Rows from a dataset of charts and code
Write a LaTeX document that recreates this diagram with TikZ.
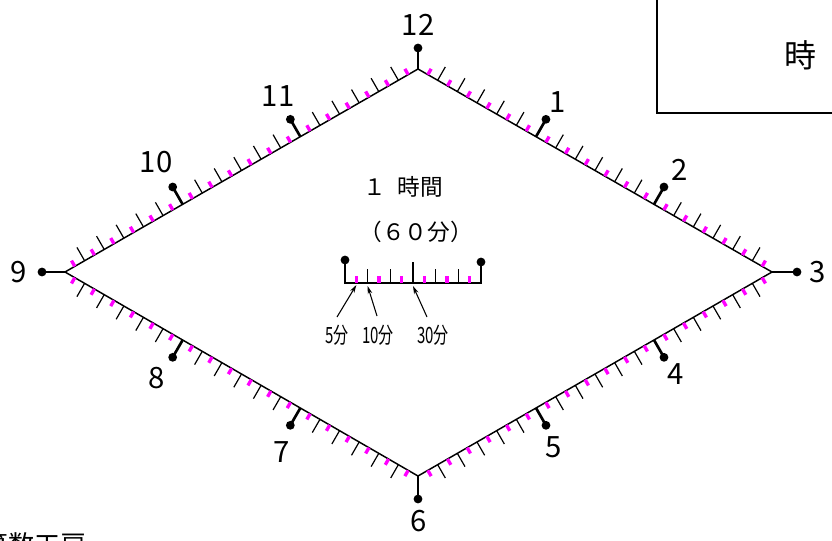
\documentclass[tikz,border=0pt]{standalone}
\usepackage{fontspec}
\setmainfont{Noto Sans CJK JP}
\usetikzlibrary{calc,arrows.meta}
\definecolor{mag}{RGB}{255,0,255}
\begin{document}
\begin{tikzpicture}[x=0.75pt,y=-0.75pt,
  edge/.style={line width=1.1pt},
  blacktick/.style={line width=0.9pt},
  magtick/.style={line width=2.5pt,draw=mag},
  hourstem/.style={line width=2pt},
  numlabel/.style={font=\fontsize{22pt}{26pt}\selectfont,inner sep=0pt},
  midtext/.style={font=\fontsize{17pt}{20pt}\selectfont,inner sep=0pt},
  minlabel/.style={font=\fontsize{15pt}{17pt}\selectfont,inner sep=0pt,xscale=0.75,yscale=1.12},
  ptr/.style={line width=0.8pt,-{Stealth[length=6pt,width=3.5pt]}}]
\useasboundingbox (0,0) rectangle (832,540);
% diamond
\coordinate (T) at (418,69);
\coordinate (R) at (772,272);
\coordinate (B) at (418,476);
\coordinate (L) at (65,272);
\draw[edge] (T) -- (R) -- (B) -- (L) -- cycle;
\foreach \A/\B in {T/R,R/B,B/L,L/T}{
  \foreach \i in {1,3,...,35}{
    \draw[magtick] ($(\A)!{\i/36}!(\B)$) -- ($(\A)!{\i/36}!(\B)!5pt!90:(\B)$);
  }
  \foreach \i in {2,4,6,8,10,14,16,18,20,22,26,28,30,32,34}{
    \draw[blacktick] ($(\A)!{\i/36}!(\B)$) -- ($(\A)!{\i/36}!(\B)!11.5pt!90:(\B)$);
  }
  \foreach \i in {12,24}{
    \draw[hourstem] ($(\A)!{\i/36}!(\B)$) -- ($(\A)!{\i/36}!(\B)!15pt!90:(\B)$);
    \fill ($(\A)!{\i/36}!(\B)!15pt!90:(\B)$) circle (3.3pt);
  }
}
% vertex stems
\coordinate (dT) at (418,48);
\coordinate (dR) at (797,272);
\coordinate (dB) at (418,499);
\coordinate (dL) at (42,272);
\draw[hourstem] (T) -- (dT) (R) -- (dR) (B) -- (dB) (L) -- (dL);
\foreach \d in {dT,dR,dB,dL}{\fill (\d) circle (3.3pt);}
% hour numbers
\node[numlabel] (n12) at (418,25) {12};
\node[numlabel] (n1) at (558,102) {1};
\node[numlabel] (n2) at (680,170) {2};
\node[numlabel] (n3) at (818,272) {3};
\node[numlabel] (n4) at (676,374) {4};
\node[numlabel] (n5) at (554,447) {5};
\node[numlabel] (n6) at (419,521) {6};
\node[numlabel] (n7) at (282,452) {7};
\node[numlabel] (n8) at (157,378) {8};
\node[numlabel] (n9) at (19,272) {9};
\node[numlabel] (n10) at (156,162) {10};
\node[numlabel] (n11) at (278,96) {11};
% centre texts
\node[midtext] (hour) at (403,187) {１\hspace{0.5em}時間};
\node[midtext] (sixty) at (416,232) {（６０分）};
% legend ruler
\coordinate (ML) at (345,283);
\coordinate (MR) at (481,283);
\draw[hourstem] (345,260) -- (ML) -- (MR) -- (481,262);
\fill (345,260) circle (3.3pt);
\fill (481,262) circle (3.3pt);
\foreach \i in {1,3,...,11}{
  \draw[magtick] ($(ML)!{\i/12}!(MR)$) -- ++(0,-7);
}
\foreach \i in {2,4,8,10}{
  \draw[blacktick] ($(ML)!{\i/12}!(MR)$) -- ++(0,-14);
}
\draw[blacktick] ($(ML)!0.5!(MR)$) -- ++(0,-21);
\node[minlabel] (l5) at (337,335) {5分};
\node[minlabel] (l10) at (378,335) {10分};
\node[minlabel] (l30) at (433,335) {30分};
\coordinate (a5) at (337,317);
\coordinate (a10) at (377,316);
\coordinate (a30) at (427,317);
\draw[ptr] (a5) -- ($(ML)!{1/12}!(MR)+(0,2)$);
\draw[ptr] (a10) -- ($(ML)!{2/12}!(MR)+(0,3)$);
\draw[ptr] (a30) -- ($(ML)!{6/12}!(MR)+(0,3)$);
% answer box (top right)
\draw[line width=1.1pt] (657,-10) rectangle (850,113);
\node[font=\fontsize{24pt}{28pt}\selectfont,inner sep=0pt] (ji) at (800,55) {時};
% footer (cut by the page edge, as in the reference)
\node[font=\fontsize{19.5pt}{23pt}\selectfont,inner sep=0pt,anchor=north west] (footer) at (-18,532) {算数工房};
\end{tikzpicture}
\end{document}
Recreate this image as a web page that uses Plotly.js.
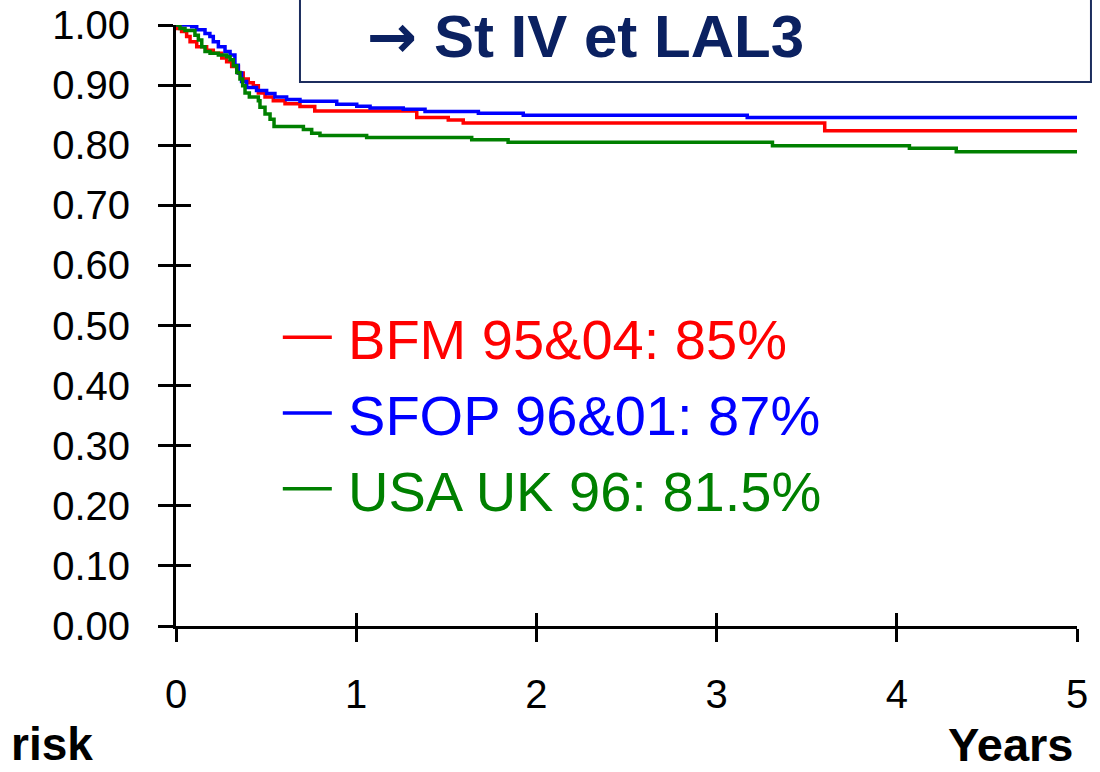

Your task
Strip out the pictures and quote the remaining data word for word.

Expected output
Write a LaTeX document that recreates this diagram with TikZ.
\documentclass[tikz,border=0pt]{standalone}
\usepackage{fontspec}
\setmainfont{Noto Sans CJK JP}
\usetikzlibrary{calc,arrows.meta}
\definecolor{mag}{RGB}{255,0,255}
\begin{document}
\begin{tikzpicture}[x=0.75pt,y=-0.75pt,
  edge/.style={line width=1.1pt},
  blacktick/.style={line width=0.9pt},
  magtick/.style={line width=2.5pt,draw=mag},
  hourstem/.style={line width=2pt},
  numlabel/.style={font=\fontsize{22pt}{26pt}\selectfont,inner sep=0pt},
  midtext/.style={font=\fontsize{17pt}{20pt}\selectfont,inner sep=0pt},
  minlabel/.style={font=\fontsize{15pt}{17pt}\selectfont,inner sep=0pt,xscale=0.75,yscale=1.12},
  ptr/.style={line width=0.8pt,-{Stealth[length=6pt,width=3.5pt]}}]
\useasboundingbox (0,0) rectangle (832,540);
% diamond
\coordinate (T) at (418,69);
\coordinate (R) at (772,272);
\coordinate (B) at (418,476);
\coordinate (L) at (65,272);
\draw[edge] (T) -- (R) -- (B) -- (L) -- cycle;
\foreach \A/\B in {T/R,R/B,B/L,L/T}{
  \foreach \i in {1,3,...,35}{
    \draw[magtick] ($(\A)!{\i/36}!(\B)$) -- ($(\A)!{\i/36}!(\B)!5pt!90:(\B)$);
  }
  \foreach \i in {2,4,6,8,10,14,16,18,20,22,26,28,30,32,34}{
    \draw[blacktick] ($(\A)!{\i/36}!(\B)$) -- ($(\A)!{\i/36}!(\B)!11.5pt!90:(\B)$);
  }
  \foreach \i in {12,24}{
    \draw[hourstem] ($(\A)!{\i/36}!(\B)$) -- ($(\A)!{\i/36}!(\B)!15pt!90:(\B)$);
    \fill ($(\A)!{\i/36}!(\B)!15pt!90:(\B)$) circle (3.3pt);
  }
}
% vertex stems
\coordinate (dT) at (418,48);
\coordinate (dR) at (797,272);
\coordinate (dB) at (418,499);
\coordinate (dL) at (42,272);
\draw[hourstem] (T) -- (dT) (R) -- (dR) (B) -- (dB) (L) -- (dL);
\foreach \d in {dT,dR,dB,dL}{\fill (\d) circle (3.3pt);}
% hour numbers
\node[numlabel] (n12) at (418,25) {12};
\node[numlabel] (n1) at (558,102) {1};
\node[numlabel] (n2) at (680,170) {2};
\node[numlabel] (n3) at (818,272) {3};
\node[numlabel] (n4) at (676,374) {4};
\node[numlabel] (n5) at (554,447) {5};
\node[numlabel] (n6) at (419,521) {6};
\node[numlabel] (n7) at (282,452) {7};
\node[numlabel] (n8) at (157,378) {8};
\node[numlabel] (n9) at (19,272) {9};
\node[numlabel] (n10) at (156,162) {10};
\node[numlabel] (n11) at (278,96) {11};
% centre texts
\node[midtext] (hour) at (403,187) {１\hspace{0.5em}時間};
\node[midtext] (sixty) at (416,232) {（６０分）};
% legend ruler
\coordinate (ML) at (345,283);
\coordinate (MR) at (481,283);
\draw[hourstem] (345,260) -- (ML) -- (MR) -- (481,262);
\fill (345,260) circle (3.3pt);
\fill (481,262) circle (3.3pt);
\foreach \i in {1,3,...,11}{
  \draw[magtick] ($(ML)!{\i/12}!(MR)$) -- ++(0,-7);
}
\foreach \i in {2,4,8,10}{
  \draw[blacktick] ($(ML)!{\i/12}!(MR)$) -- ++(0,-14);
}
\draw[blacktick] ($(ML)!0.5!(MR)$) -- ++(0,-21);
\node[minlabel] (l5) at (337,335) {5分};
\node[minlabel] (l10) at (378,335) {10分};
\node[minlabel] (l30) at (433,335) {30分};
\coordinate (a5) at (337,317);
\coordinate (a10) at (377,316);
\coordinate (a30) at (427,317);
\draw[ptr] (a5) -- ($(ML)!{1/12}!(MR)+(0,2)$);
\draw[ptr] (a10) -- ($(ML)!{2/12}!(MR)+(0,3)$);
\draw[ptr] (a30) -- ($(ML)!{6/12}!(MR)+(0,3)$);
% answer box (top right)
\draw[line width=1.1pt] (657,-10) rectangle (850,113);
\node[font=\fontsize{24pt}{28pt}\selectfont,inner sep=0pt] (ji) at (800,55) {時};
% footer (cut by the page edge, as in the reference)
\node[font=\fontsize{19.5pt}{23pt}\selectfont,inner sep=0pt,anchor=north west] (footer) at (-18,532) {算数工房};
\end{tikzpicture}
\end{document}
Recreate this image as a web page that uses Plotly.js.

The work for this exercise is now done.